Coincidence or circumstance, two concerns seem to be shared by these works: on the one hand, the more or less explicit desire to take an overall view of the traumatic events of the First World War; on the other hand, the desire to enter into a critical dialogue with tradition ( of the novel, of poetry, of language) and its exponents. Just as Eliot, in his famous The Tradition and the Individual Talent, peremptorily posited that the value of an author can only be established by placing him ‘among the deads ones’ and comparing him with them, so the heirs of Modernism seem to be aware of the impossibility of simply getting rid of tradition. Conceived as a reservoir of shared images that guarantee to individuals their allegiance to a society, tradition has ceased to be organized as a series of authority figures arranged in a linear and compartmentalized pattern over the centuries, resulting in everyone seemed to have acquired the right to draw from it at will and establish 'a permanent parallelism with the present’. The task of writers and of those who master the fragments of this tradition is no longer to struggle alone against the force of the past, but rather to convey their experience in a form that can connect with other authors and themes scattered across space and time.
In 2017, Anne Carson publishes The Albertine Workout.

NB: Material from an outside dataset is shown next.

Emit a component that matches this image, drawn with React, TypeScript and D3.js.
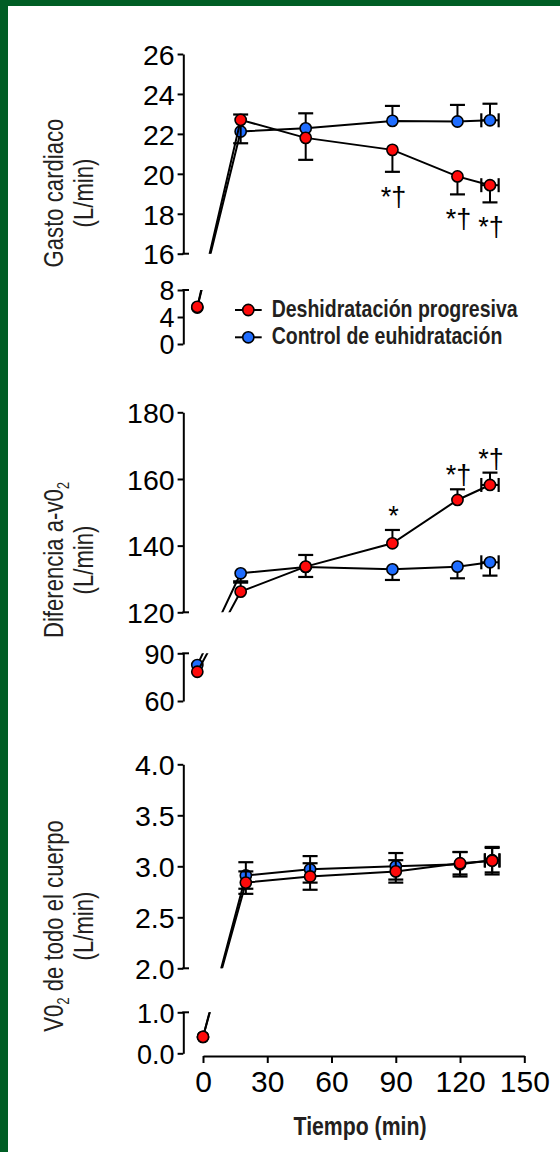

In this lyrical essay, she intends to solve (i.e. to work out) the mystery surrounding the character of Albertine, as well as to reflect on the way Proust reiterates gender bias in female
desire. Carson's use of quotation reinforces both the irony and the seriousness of this aim: ‘By shutting her eyes, by losing consciousness, Albertine had stripped off, one after the another, the different human personalities with which she had deceived me ever since the day when I had first made her acquaintance. She was animated now only by the unconscious life of plants, of trees, a life more different from my own, more alien, and yet one that belonged more to me’. Mixed with fragments from Barthes, with digressions on Beckett or on Zeno's paradox, the Proustian quotations allow Carson to criticize the basis of the analogy built by the Narrator: ‘Plants do not actually sleep. Nor do they lie or even bluff. They do, however, expose their genitalia’. And yet, despite the explicit wish to reread.
The Prisoner in the light of its female protagonist, Carson's text cannot be reduced to an anti-Proustian pamphlet. On the contrary, the author admits that, just as Marcel loved Albertine as an ideal object on which to cast his literary ambitions, so too did she love the Recherche for the intellectual desire it aroused in her. The Albertine Workout thus provides us with material to reflect on the relationship that contemporary authors - especially the ones who can be considered 'erudite' - have with their Modernist models.